The destructive fire that hit Fort McMurray in Canada's Alberta province was in an area that was ripe for the potential of rapidly spreading wildfires. And the fire was so intense that it even generated its own weather.


Aristotleded24 wrote:

 I wonder how Wildrose Opposition Leader Brian Jean (who represents the area) will spin this.

His house burned down, as did his business. He declined a leading question inviting him to say "I told you so" on As It Happens last night.

The link is partway down this page. I remember thinking what an incredibly thoughtful person it was, and was surprised at the end of the interview to learn it was him.





Thanks for the background info, quizzical.

I think this is a great opportunity for Albertans to show the rest of Canada how the private sector takes care of its own. Alberta has always been about self sufficiency and the trickle-down benefits of elevating corporate interests above public interests. Let's see how that works now that the shit has hit. Go, Wild Rosers!


This is going to be the costiest natural disaster in Canada's history. The BMO says it is estimating 9 billion. That is only property damage and doesn't include the cost of fighting the fire or the economic dislocation which will also be huge.


Don't read it then, Smith.

Oh, "now's not the time for pointing fingers..." It never is, is it?


jas wrote:

Thanks for the background info, quizzical.

I think this is a great opportunity for Albertans to show the rest of Canada how the private sector takes care of its own. Alberta has always been about self sufficiency and the trickle-down benefits of elevating corporate interests above public interests. Let's see how that works now that the shit has hit. Go, Wild Rosers!

What a fucking idiot thing to say.

Since you put it out there, though:

And another article I read this morning mentions that people in that area are a lot better prepared than some because of their training and access to farm and other heavy equipment. I will post when I find it.



Basement Dweller

jjuares wrote:
This is going to be the costiest natural disaster in Canada's history. The BMO says it is estimating 9 billion. That is only property damage and doesn't include the cost of fighting the fire or the economic dislocation which will also be huge.

Speaking of banks, that's a lot of mortgages going up in flames too. I assume CMHC will be ready to absorb the loses.

Anyhow, wishing the best for everyone suffering from this disaster and thankfully no one has died (that we know of).


Hurtin Albertan

I'll post some more later on when I am not at work. 

We haven't privatized or outsourced wildfire in Alberta, I should know, I do this for a living.  Sure, some things are contracted out but I have no idea what exactly quizzical is talking about.

Anyways, if anyone has any questions, I'd be happy to answer them.  I have lots to say on this topic, always happy to educate people and clear up misconceptions.

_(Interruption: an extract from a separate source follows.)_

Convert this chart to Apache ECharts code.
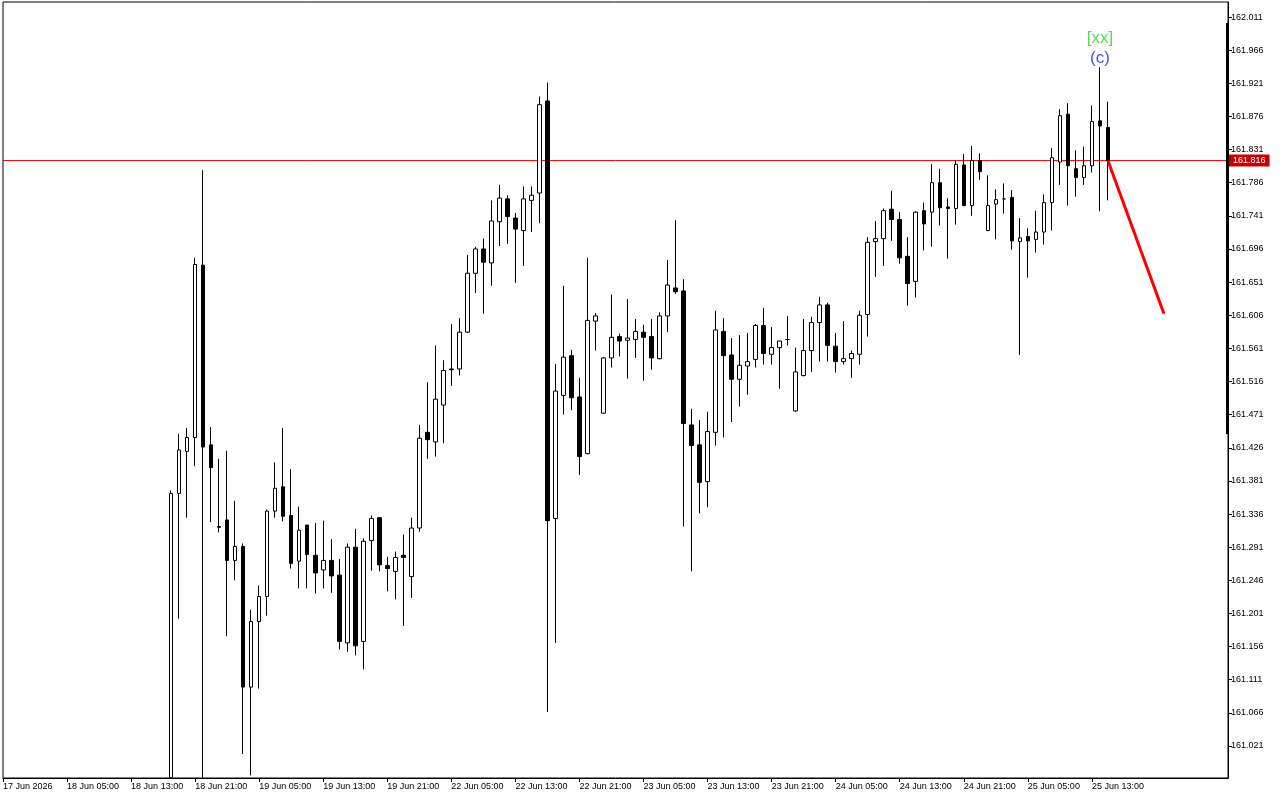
<!DOCTYPE html>
<html>
<head>
<meta charset="utf-8">
<script src="https://cdn.jsdelivr.net/npm/echarts@6/dist/echarts.min.js"></script>
<style>
html,body{margin:0;padding:0;background:#fff;}
#chart{width:1280px;height:800px;}
</style>
</head>
<body>
<div id="chart"></div>
<script>
// ---- data ----
const days = ['17 Jun','18 Jun','19 Jun','22 Jun','23 Jun','24 Jun','25 Jun','26 Jun'];
const firstHour = 21;           // first category: 17 Jun 21:00
const totalBars = 154;
const firstLabel = '17 Jun 2026';
const firstBar = 21;            // index of first candle (18 Jun 18:00)

// values below the visible window are shown at the window's lower edge
const opens = [160.978,161.364,161.421,161.440,161.674,161.430,161.319,161.328,161.273,161.292,
161.101,161.190,161.224,161.340,161.373,161.334,161.272,161.321,161.280,161.260,
161.273,161.253,161.161,161.291,161.163,161.300,161.331,161.266,161.258,161.280,
161.251,161.317,161.447,161.434,161.484,161.533,161.533,161.583,161.663,161.696,
161.677,161.733,161.764,161.738,161.721,161.762,161.772,161.897,161.330,161.497,
161.551,161.495,161.418,161.598,161.473,161.548,161.577,161.572,161.573,161.583,
161.577,161.547,161.605,161.643,161.639,161.457,161.430,161.380,161.447,161.584,
161.552,161.519,161.537,161.546,161.592,161.553,161.562,161.573,161.476,161.524,
161.558,161.596,161.620,161.564,161.543,161.547,161.553,161.607,161.706,161.710,
161.750,161.736,161.686,161.652,161.748,161.746,161.786,161.753,161.751,161.810,
161.755,161.816,161.721,161.757,161.764,161.766,161.706,161.713,161.709,161.719,
161.759,161.814,161.879,161.805,161.793,161.809,161.870,161.861];
const highs = [161.368,161.445,161.453,161.684,161.803,161.454,161.411,161.422,161.354,161.296,
161.206,161.239,161.342,161.406,161.453,161.397,161.346,161.321,161.324,161.327,
161.302,161.275,161.296,161.316,161.303,161.334,161.331,161.278,161.285,161.308,
161.331,161.457,161.515,161.565,161.545,161.594,161.602,161.688,161.699,161.710,
161.762,161.783,161.769,161.745,161.781,161.781,161.903,161.922,161.540,161.646,
161.559,161.521,161.684,161.609,161.549,161.634,161.581,161.628,161.601,161.593,
161.601,161.610,161.681,161.735,161.655,161.479,161.464,161.475,161.612,161.602,
161.575,161.579,161.582,161.594,161.616,161.590,161.571,161.605,161.562,161.601,
161.604,161.631,161.623,161.582,161.598,161.558,161.612,161.712,161.734,161.751,
161.775,161.746,161.712,161.747,161.759,161.811,161.805,161.765,161.816,161.825,
161.836,161.826,161.796,161.777,161.785,161.776,161.738,161.724,161.748,161.770,
161.833,161.886,161.894,161.830,161.835,161.891,161.943,161.896];
const lows = [160.978,161.194,161.331,161.401,160.978,161.325,161.311,161.170,161.246,161.010,
160.981,161.099,161.198,161.331,161.326,161.262,161.235,161.235,161.228,161.235,
161.229,161.152,161.149,161.144,161.125,161.259,161.258,161.231,161.220,161.184,
161.222,161.312,161.411,161.414,161.432,161.510,161.524,161.582,161.636,161.608,
161.646,161.700,161.703,161.650,161.673,161.719,161.731,161.067,161.161,161.471,
161.477,161.389,161.417,161.558,161.472,161.535,161.550,161.520,161.548,161.517,
161.532,161.546,161.583,161.635,161.319,161.258,161.337,161.345,161.429,161.440,
161.461,161.482,161.498,161.535,161.539,161.539,161.506,161.565,161.475,161.523,
161.529,161.543,161.543,161.528,161.539,161.521,161.539,161.577,161.658,161.673,
161.707,161.676,161.619,161.630,161.694,161.699,161.728,161.683,161.729,161.754,
161.741,161.790,161.720,161.709,161.744,161.695,161.552,161.657,161.691,161.702,
161.721,161.783,161.755,161.767,161.783,161.800,161.747,161.762];
const closes = [161.364,161.423,161.440,161.675,161.427,161.399,161.318,161.273,161.292,161.101,
161.190,161.224,161.340,161.371,161.333,161.269,161.314,161.281,161.256,161.273,
161.252,161.163,161.291,161.157,161.299,161.330,161.267,161.262,161.277,161.277,
161.317,161.439,161.437,161.492,161.531,161.532,161.583,161.663,161.696,161.678,
161.734,161.765,161.740,161.723,161.764,161.769,161.892,161.327,161.503,161.549,
161.494,161.414,161.599,161.605,161.548,161.576,161.571,161.575,161.584,161.576,
161.548,161.605,161.647,161.638,161.459,161.429,161.379,161.448,161.586,161.551,
161.519,161.538,161.543,161.592,161.554,161.562,161.571,161.573,161.529,161.558,
161.596,161.620,161.565,161.543,161.547,161.554,161.606,161.705,161.710,161.748,
161.736,161.684,161.649,161.746,161.730,161.786,161.752,161.751,161.811,161.755,
161.816,161.801,161.755,161.763,161.764,161.707,161.711,161.707,161.719,161.759,
161.820,161.877,161.809,161.793,161.809,161.869,161.863,161.816];

const yTicks = [161.021,161.066,161.111,161.156,161.201,161.246,161.291,161.336,161.381,161.426,
161.471,161.516,161.561,161.606,161.651,161.696,161.741,161.786,161.831,161.876,161.921,161.966,162.011];
const yMin = 160.9775, yMax = 162.0314;

const currentPrice = 161.816;
const forecastBars = ['25 Jun 15:00','25 Jun 22:00'];
const forecastValues = [161.816, 161.608];

const waveBar = '25 Jun 14:00';
const waveHigh = 161.943;
const waveLabels = ['[xx]','(c)'];

// ---- build ----
const categories = [];
for (let d = 0; d < days.length && categories.length < totalBars; d++) {
  for (let h = (d === 0 ? firstHour : 0); h < 24 && categories.length < totalBars; h++) {
    categories.push(days[d] + ' ' + String(h).padStart(2,'0') + ':00');
  }
}
const lastDataIndex = firstBar + opens.length - 1;
const candleData = categories.map((c, i) => {
  const j = i - firstBar;
  if (j < 0 || j >= opens.length) return '-';
  return [opens[j], closes[j], lows[j], highs[j]];
});
const showLabel = (i) => i % 8 === 0 && i <= lastDataIndex;
const FONT = 'Liberation Sans, Arial, sans-serif';

const chart = echarts.init(document.getElementById('chart'), null, {renderer:'canvas'});
chart.setOption({
  animation: false,
  backgroundColor: '#ffffff',
  grid: {left: 2, top: 2, right: 52, bottom: 22, show: true, borderColor: '#000', borderWidth: 1, backgroundColor: '#fff'},
  xAxis: {
    type: 'category',
    data: categories,
    boundaryGap: false,
    axisLine: {show: true, lineStyle: {color: '#000', width: 1}},
    axisTick: {show: true, length: 4, lineStyle: {color: '#000'}, interval: (i) => showLabel(i)},
    axisLabel: {
      show: true, interval: (i) => showLabel(i), align: 'left', margin: 4,
      color: '#000', fontSize: 9, fontFamily: FONT,
      formatter: (v, i) => i === 0 ? firstLabel : v
    },
    splitLine: {show: false}
  },
  yAxis: {
    type: 'value', position: 'right', min: yMin, max: yMax, scale: true,
    axisLine: {show: true, lineStyle: {color: '#000', width: 1}},
    axisTick: {show: true, length: 4, lineStyle: {color: '#000'}, customValues: yTicks},
    axisLabel: {show: true, margin: 3, color: '#000', fontSize: 9, fontFamily: FONT,
      customValues: yTicks, formatter: (v) => v.toFixed(3)},
    splitLine: {show: false}
  },
  graphic: [{
    type: 'rect', shape: {x: 1226, y: 23, width: 3, height: 411},
    style: {fill: '#000'}, silent: true, z: 100
  }],
  series: [
    {
      type: 'candlestick',
      data: candleData,
      barWidth: 4,
      clip: true,
      itemStyle: {color: '#ffffff', color0: '#000000', borderColor: '#000000', borderColor0: '#000000', borderWidth: 1},
      z: 2
    },
    {
      // current price line
      type: 'line',
      data: [[categories[0], currentPrice], [categories[categories.length - 1], currentPrice]],
      symbol: 'none',
      silent: true,
      color: '#e00000',
      lineStyle: {color: '#e00000', width: 1},
      endLabel: {show: true, distance: 1, formatter: currentPrice.toFixed(3),
        color: '#fff', backgroundColor: '#c80000', padding: [2,4,1,4], fontSize: 9, fontFamily: FONT},
      z: 1
    },
    {
      type: 'line',
      data: forecastBars.map((b, i) => [b, forecastValues[i]]),
      symbol: 'none',
      color: '#ff0000',
      lineStyle: {color: '#ff0000', width: 3},
      z: 5,
      silent: true
    },
    {
      type: 'scatter',
      symbolSize: 0,
      silent: true,
      z: 6,
      data: [
        {value: [waveBar, waveHigh], label: {show: true, formatter: waveLabels[0], position: 'top', distance: 0, offset: [0, -20], color: '#33cc33', fontSize: 17, fontFamily: FONT}},
        {value: [waveBar, waveHigh], label: {show: true, formatter: waveLabels[1], position: 'top', distance: 0, color: '#2020ff', fontSize: 17, fontFamily: FONT}}
      ]
    }
  ]
});
</script>
</body>
</html>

Pointing fingers in a disaster is a zero-class move from the start. It is another thing doing it without clear evidence, just to gloat and set people against one another, and without bothering to get a bit of background before you open your mouth. Surely you are aware this is not first major disaster (not even the first major fire disaster) to hit that province in recent years. A few years ago it was floods. And before that it was Slave Lake.

For that matter we had a community evacuated here in Saskatchewan last season because of wildfires. Did our capitalist machine crash and burn like you wanted it to?

I might not agree with Brian Jean's politics, and I don't know to what degree his comments were in earnest, or just having the good sense to know when to not say something that would really embarrass him.

But at least I give him credit for having that good sense in this case. Even though he lost his home.


There was a death - a collision on the highway.

And regarding insurance, well you can read the news to see how smoothly that has gone after the floods.



And this is the question Jean refused to take the bait on on CBC.


With dry conditions and dozens of blazes already burning across Alberta, Premier Rachel Notley said Tuesday her government’s decision to slash the wildfire budget by $15 million this year won’t impact the province’s firefighting efforts.


kropotkin1951 kropotkin1951's picture

6079_Smith_W wrote:

Pointing fingers in a disaster is a zero-class move from the start. It is another thing doing it without clear evidence, just to gloat and set people against one another, and without bothering to get a bit of background before you open your mouth. Surely you are aware this is not first major disaster (not even the first major fire disaster) to hit that province in recent years. A few years ago it was floods. And before that it was Slave Lake.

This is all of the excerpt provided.